Any content produced by SF or developer resources that SF provides, are for educational and inspiration purposes only. SF does not encourage, induce or sanction the deployment, integration or use of any such applications (including the code comprising the Solana blockchain protocol) in violation of applicable laws or regulations and hereby prohibits any such deployment, integration or use. This includes use of any such applications by the reader (a) in violation of export control or sanctions laws of the United States or any other applicable jurisdiction, (b) if the reader is located in or ordinarily resident in a country or territory subject to comprehensive sanctions administered by the U.S. Office of Foreign Assets Control (OFAC), or (c) if the reader is or is working on behalf of a Specially Designated National (SDN) or a person subject to similar blocking or denied party prohibitions.

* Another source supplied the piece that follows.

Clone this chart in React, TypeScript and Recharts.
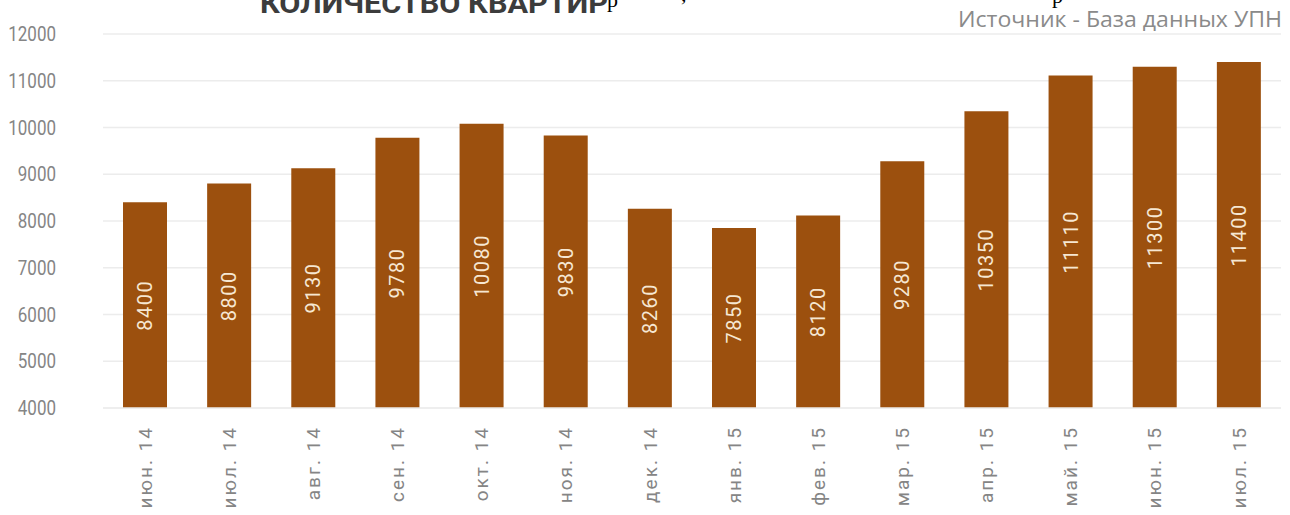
import React from "react";
import { BarChart, Bar, XAxis, YAxis, CartesianGrid, LabelList } from "recharts";

const months = [
  "июн. 14", "июл. 14", "авг. 14", "сен. 14", "окт. 14", "ноя. 14", "дек. 14",
  "янв. 15", "фев. 15", "мар. 15", "апр. 15", "май. 15", "июн. 15", "июл. 15",
];
const flats = [8400, 8800, 9130, 9780, 10080, 9830, 8260, 7850, 8120, 9280, 10350, 11110, 11300, 11400];
const yTicks = [4000, 5000, 6000, 7000, 8000, 9000, 10000, 11000, 12000];
const titleText = "КОЛИЧЕСТВО КВАРТИР";
const sourceText = "Источник - База данных УПН";

const data = months.map((m, i) => ({ month: m, value: flats[i] }));

const BAR = "#9C500E";
const GRID = "#ececec";
const AXIS_TXT = "#858585";

const XTick = (props: any) => {
  const { x, y, payload } = props;
  return (
    <g transform={`translate(${x},${y + 18})`}>
      <text
        transform="rotate(-90)"
        textAnchor="end"
        dy="0.35em"
        fill={AXIS_TXT}
        fontFamily="Roboto, sans-serif"
        fontSize={19}
        letterSpacing={2}
      >
        {payload.value}
      </text>
    </g>
  );
};

const YTick = (props: any) => {
  const { x, y, payload } = props;
  return (
    <g transform={`translate(${x - 47},${y}) scale(0.85,1)`}>
      <text textAnchor="end" dy="0.36em" fill={AXIS_TXT} fontFamily="Roboto, sans-serif" fontSize={20}>
        {payload.value}
      </text>
    </g>
  );
};

const BarLabel = (props: any) => {
  const { x, y, width, height, value } = props;
  const cx = x + width / 2;
  const cy = y + height / 2;
  return (
    <g transform={`translate(${cx},${cy})`}>
      <text
        transform="rotate(-90)"
        textAnchor="middle"
        dominantBaseline="central"
        fill="#f6e7d2"
        fontFamily="Roboto, sans-serif"
        fontSize={20}
        letterSpacing={1.5}
      >
        {value}
      </text>
    </g>
  );
};

export default function App() {
  return (
    <div style={{ position: "absolute", left: 0, top: 0, width: 1290, height: 515, background: "#fff", overflow: "hidden" }}>
      <BarChart width={1290} height={515} data={data} margin={{ top: 34, right: 9, bottom: 0, left: 0 }}>
        <CartesianGrid vertical={false} stroke={GRID} strokeWidth={1.5} />
        <XAxis
          dataKey="month"
          interval={0}
          tickLine={false}
          tickSize={0}
          tickMargin={0}
          axisLine={{ stroke: GRID, strokeWidth: 1.5 }}
          height={107}
          tick={<XTick />}
        />
        <YAxis
          domain={[4000, 12000]}
          ticks={yTicks}
          allowDataOverflow
          width={103}
          axisLine={false}
          tickLine={false}
          tickSize={0}
          tickMargin={0}
          tick={<YTick />}
        />
        <Bar dataKey="value" fill={BAR} barSize={44} isAnimationActive={false}>
          <LabelList dataKey="value" content={<BarLabel />} />
        </Bar>
      </BarChart>
      <svg width={1290} height={40} style={{ position: "absolute", left: 0, top: 0 }}>
        <text
          x={260}
          y={13}
          textLength={348}
          lengthAdjust="spacingAndGlyphs"
          fill="#3c3c3c"
          fontFamily="Roboto, sans-serif"
          fontWeight="bold"
          fontSize={28}
        >
          {titleText}
        </text>
        <text x={607} y={7} fill="#000" fontFamily="'Liberation Serif', serif" fontSize={22}>р</text>
        <text x={681} y={1} fill="#000" fontFamily="'Liberation Serif', serif" fontSize={22}>,</text>
        <text x={1052} y={3} fill="#000" fontFamily="'Liberation Serif', serif" fontSize={22}>р</text>
        <text
          x={958}
          y={27}
          textLength={324}
          lengthAdjust="spacingAndGlyphs"
          fill="#8a8a8a"
          fontFamily="'Open Sans', sans-serif"
          fontSize={21}
        >
          {sourceText}
        </text>
      </svg>
    </div>
  );
}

The reader should be aware that U.S. export control and sanctions laws prohibit U.S. persons (and other persons that are subject to such laws) from transacting with persons in certain countries and territories or that are on the SDN list. As a project based primarily on open-source software, it is possible that such sanctioned persons may nevertheless bypass prohibitions, obtain the code comprising the Solana blockchain protocol (or other project code or applications) and deploy, integrate, or otherwise use it. Accordingly, there is a risk to individuals that other persons using the Solana blockchain protocol may be sanctioned persons and that transactions with such persons would be a violation of U.S. export controls and sanctions law. This risk applies to individuals, organizations, and other ecosystem participants that deploy, integrate, or use the Solana blockchain protocol code directly (e.g., as a node operator), and individuals that transact on the Solana blockchain through light clients, third party interfaces, and/or wallet software.